— Begin Supplied data —
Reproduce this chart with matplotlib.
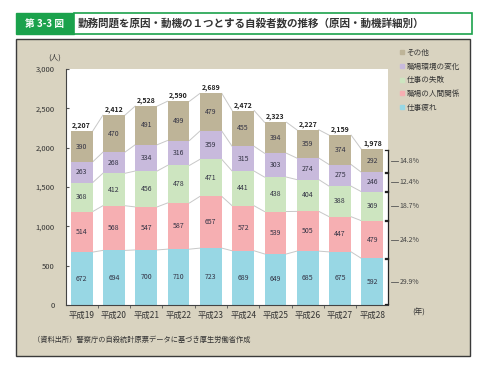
import matplotlib.pyplot as plt
from matplotlib.patches import Rectangle
from matplotlib.lines import Line2D

plt.rcParams['font.family'] = ['Noto Sans CJK JP', 'DejaVu Sans']

years = ["平成19", "平成20", "平成21", "平成22", "平成23",
         "平成24", "平成25", "平成26", "平成27", "平成28"]
tsukare = [672, 694, 700, 710, 723, 689, 649, 685, 675, 592]
ningen = [514, 568, 547, 587, 657, 572, 539, 505, 447, 479]
shippai = [368, 412, 456, 478, 471, 441, 438, 404, 388, 369]
kankyo = [263, 268, 334, 316, 359, 315, 303, 274, 275, 246]
sonota = [390, 470, 491, 499, 479, 455, 394, 359, 374, 292]
totals = [2207, 2412, 2528, 2590, 2689, 2472, 2323, 2227, 2159, 1978]
pct_labels = ["29.9%", "24.2%", "18.7%", "12.4%", "14.8%"]

names = ["仕事疲れ", "職場の人間関係", "仕事の失敗", "職場環境の変化", "その他"]
colors = ["#98D7E4", "#F6AFB2", "#CDE5C0", "#C8BADC", "#BEB498"]
series = [tsukare, ningen, shippai, kankyo, sonota]

fig = plt.figure(figsize=(4.8, 3.65), dpi=100)
fig.patch.set_facecolor("white")

# beige panel
fig.patches.append(Rectangle((16/480, 1-356/365), 454/480, 317/365, transform=fig.transFigure,
                             facecolor="#D9D3C0", edgecolor="#3a3a3a", lw=1.0, zorder=-10))
# title bar
fig.patches.append(Rectangle((16/480, 1-34/365), 58/480, 21/365, transform=fig.transFigure,
                             facecolor="#1BA24C", edgecolor="#1BA24C", lw=1, zorder=-9))
fig.patches.append(Rectangle((74/480, 1-34/365), 398/480, 21/365, transform=fig.transFigure,
                             facecolor="white", edgecolor="#1BA24C", lw=1.2, zorder=-9))
fig.text(45/480, 1-23.5/365, "第 3-3 図", color="white", fontsize=7, fontweight="bold",
         ha="center", va="center")
fig.text(78/480, 1-23.5/365, "勤務問題を原因・動機の１つとする自殺者数の推移（原因・動機詳細別）",
         color="#333333", fontsize=7.6, fontweight="bold", ha="left", va="center")

ax = fig.add_axes([66/480, 1-305/365, 322/480, 236/365])
ax.set_zorder(2)
ax.set_facecolor("white")

x = list(range(len(years)))
width = 0.68
bottom = [0] * len(x)
tops_all = []
for vals, c, n in zip(series, colors, names):
    ax.bar(x, vals, width, bottom=bottom, color=c, label=n, zorder=2)
    for i in x:
        ax.text(i, bottom[i] + vals[i] / 2, str(vals[i]), ha="center", va="center",
                fontsize=5, color="#333344", zorder=3)
    bottom = [b + v for b, v in zip(bottom, vals)]
    tops_all.append(list(bottom))

# series lines
for tops in tops_all:
    for i in range(len(x) - 1):
        ax.plot([i + width / 2, i + 1 - width / 2], [tops[i], tops[i + 1]],
                color="#C8C8C8", lw=0.7, zorder=1)

for i in x:
    ax.text(i, totals[i] + 25, f"{totals[i]:,}", ha="center", va="bottom",
            fontsize=5, fontweight="bold", color="#222222")

ax.set_xlim(-0.48, 9.48)
ax.set_ylim(0, 3000)
ax.set_yticks(range(0, 3001, 500))
ax.set_yticklabels([f"{v:,}" for v in range(0, 3001, 500)], fontsize=5.5, color="#333333")
ax.set_xticks(x)
ax.set_xticklabels(years, fontsize=6, color="#333333")
ax.set_xticks([i + 0.5 for i in x[:-1]], minor=True)
ax.tick_params(axis="x", which="major", length=0, pad=4)
ax.tick_params(axis="x", which="minor", length=2.5, direction="out", color="#555555")
ax.tick_params(axis="y", length=2, direction="in", color="#555555", pad=8)
for s in ["top", "right"]:
    ax.spines[s].set_visible(False)
ax.spines["left"].set_color("#444444")
ax.spines["bottom"].set_color("#444444")
ax.spines["left"].set_linewidth(0.8)
ax.spines["bottom"].set_linewidth(0.8)

fig.text(55/480, 1-58/365, "(人)", fontsize=5.5, color="#333333", ha="center", va="center")
fig.text(419/480, 1-313/365, "(年)", fontsize=5.5, color="#333333", ha="center", va="center")

# brackets with share of last year
last = len(x) - 1
lo = 0
xb = 9.48
for vals, lab in zip(series, pct_labels):
    hi = lo + vals[last]
    y0, y1 = lo + 8, hi - 8
    ax.plot([xb, xb], [y0, y1], color="#222222", lw=0.9, clip_on=False, zorder=4)
    ax.plot([xb - 0.08, xb], [y0, y0], color="#222222", lw=0.9, clip_on=False, zorder=4)
    ax.plot([xb - 0.08, xb], [y1, y1], color="#222222", lw=0.9, clip_on=False, zorder=4)
    ym = (lo + hi) / 2
    ax.plot([xb + 0.1, xb + 0.3], [ym, ym], color="#555555", lw=0.6, clip_on=False)
    ax.text(xb + 0.36, ym, lab, fontsize=5, color="#444444", va="center", ha="left")
    lo = hi

handles = [Line2D([], [], marker="s", ls="", markersize=2.6, color=c) for c in colors]
leg = fig.legend(handles[::-1], names[::-1], loc="upper left", bbox_to_anchor=(395/480, 1-45/365),
                 frameon=False, fontsize=5.5, labelspacing=0.75, handletextpad=0.2,
                 handlelength=0.8, borderpad=0)
for t in leg.get_texts():
    t.set_color("#333333")

fig.text(33/480, 1-340/365, "（資料出所）警察庁の自殺統計原票データに基づき厚生労働省作成",
         fontsize=5.2, color="#333333", ha="left", va="center")

fig.savefig("out.png", dpi=100)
— End Supplied data —
*Requirement*
Transcribe the material as is, with images omitted.

*Answer below*
Reproduce this chart with matplotlib.
import matplotlib.pyplot as plt
from matplotlib.patches import Rectangle
from matplotlib.lines import Line2D

plt.rcParams['font.family'] = ['Noto Sans CJK JP', 'DejaVu Sans']

years = ["平成19", "平成20", "平成21", "平成22", "平成23",
         "平成24", "平成25", "平成26", "平成27", "平成28"]
tsukare = [672, 694, 700, 710, 723, 689, 649, 685, 675, 592]
ningen = [514, 568, 547, 587, 657, 572, 539, 505, 447, 479]
shippai = [368, 412, 456, 478, 471, 441, 438, 404, 388, 369]
kankyo = [263, 268, 334, 316, 359, 315, 303, 274, 275, 246]
sonota = [390, 470, 491, 499, 479, 455, 394, 359, 374, 292]
totals = [2207, 2412, 2528, 2590, 2689, 2472, 2323, 2227, 2159, 1978]
pct_labels = ["29.9%", "24.2%", "18.7%", "12.4%", "14.8%"]

names = ["仕事疲れ", "職場の人間関係", "仕事の失敗", "職場環境の変化", "その他"]
colors = ["#98D7E4", "#F6AFB2", "#CDE5C0", "#C8BADC", "#BEB498"]
series = [tsukare, ningen, shippai, kankyo, sonota]

fig = plt.figure(figsize=(4.8, 3.65), dpi=100)
fig.patch.set_facecolor("white")

# beige panel
fig.patches.append(Rectangle((16/480, 1-356/365), 454/480, 317/365, transform=fig.transFigure,
                             facecolor="#D9D3C0", edgecolor="#3a3a3a", lw=1.0, zorder=-10))
# title bar
fig.patches.append(Rectangle((16/480, 1-34/365), 58/480, 21/365, transform=fig.transFigure,
                             facecolor="#1BA24C", edgecolor="#1BA24C", lw=1, zorder=-9))
fig.patches.append(Rectangle((74/480, 1-34/365), 398/480, 21/365, transform=fig.transFigure,
                             facecolor="white", edgecolor="#1BA24C", lw=1.2, zorder=-9))
fig.text(45/480, 1-23.5/365, "第 3-3 図", color="white", fontsize=7, fontweight="bold",
         ha="center", va="center")
fig.text(78/480, 1-23.5/365, "勤務問題を原因・動機の１つとする自殺者数の推移（原因・動機詳細別）",
         color="#333333", fontsize=7.6, fontweight="bold", ha="left", va="center")

ax = fig.add_axes([66/480, 1-305/365, 322/480, 236/365])
ax.set_zorder(2)
ax.set_facecolor("white")

x = list(range(len(years)))
width = 0.68
bottom = [0] * len(x)
tops_all = []
for vals, c, n in zip(series, colors, names):
    ax.bar(x, vals, width, bottom=bottom, color=c, label=n, zorder=2)
    for i in x:
        ax.text(i, bottom[i] + vals[i] / 2, str(vals[i]), ha="center", va="center",
                fontsize=5, color="#333344", zorder=3)
    bottom = [b + v for b, v in zip(bottom, vals)]
    tops_all.append(list(bottom))

# series lines
for tops in tops_all:
    for i in range(len(x) - 1):
        ax.plot([i + width / 2, i + 1 - width / 2], [tops[i], tops[i + 1]],
                color="#C8C8C8", lw=0.7, zorder=1)

for i in x:
    ax.text(i, totals[i] + 25, f"{totals[i]:,}", ha="center", va="bottom",
            fontsize=5, fontweight="bold", color="#222222")

ax.set_xlim(-0.48, 9.48)
ax.set_ylim(0, 3000)
ax.set_yticks(range(0, 3001, 500))
ax.set_yticklabels([f"{v:,}" for v in range(0, 3001, 500)], fontsize=5.5, color="#333333")
ax.set_xticks(x)
ax.set_xticklabels(years, fontsize=6, color="#333333")
ax.set_xticks([i + 0.5 for i in x[:-1]], minor=True)
ax.tick_params(axis="x", which="major", length=0, pad=4)
ax.tick_params(axis="x", which="minor", length=2.5, direction="out", color="#555555")
ax.tick_params(axis="y", length=2, direction="in", color="#555555", pad=8)
for s in ["top", "right"]:
    ax.spines[s].set_visible(False)
ax.spines["left"].set_color("#444444")
ax.spines["bottom"].set_color("#444444")
ax.spines["left"].set_linewidth(0.8)
ax.spines["bottom"].set_linewidth(0.8)

fig.text(55/480, 1-58/365, "(人)", fontsize=5.5, color="#333333", ha="center", va="center")
fig.text(419/480, 1-313/365, "(年)", fontsize=5.5, color="#333333", ha="center", va="center")

# brackets with share of last year
last = len(x) - 1
lo = 0
xb = 9.48
for vals, lab in zip(series, pct_labels):
    hi = lo + vals[last]
    y0, y1 = lo + 8, hi - 8
    ax.plot([xb, xb], [y0, y1], color="#222222", lw=0.9, clip_on=False, zorder=4)
    ax.plot([xb - 0.08, xb], [y0, y0], color="#222222", lw=0.9, clip_on=False, zorder=4)
    ax.plot([xb - 0.08, xb], [y1, y1], color="#222222", lw=0.9, clip_on=False, zorder=4)
    ym = (lo + hi) / 2
    ax.plot([xb + 0.1, xb + 0.3], [ym, ym], color="#555555", lw=0.6, clip_on=False)
    ax.text(xb + 0.36, ym, lab, fontsize=5, color="#444444", va="center", ha="left")
    lo = hi

handles = [Line2D([], [], marker="s", ls="", markersize=2.6, color=c) for c in colors]
leg = fig.legend(handles[::-1], names[::-1], loc="upper left", bbox_to_anchor=(395/480, 1-45/365),
                 frameon=False, fontsize=5.5, labelspacing=0.75, handletextpad=0.2,
                 handlelength=0.8, borderpad=0)
for t in leg.get_texts():
    t.set_color("#333333")

fig.text(33/480, 1-340/365, "（資料出所）警察庁の自殺統計原票データに基づき厚生労働省作成",
         fontsize=5.2, color="#333333", ha="left", va="center")

fig.savefig("out.png", dpi=100)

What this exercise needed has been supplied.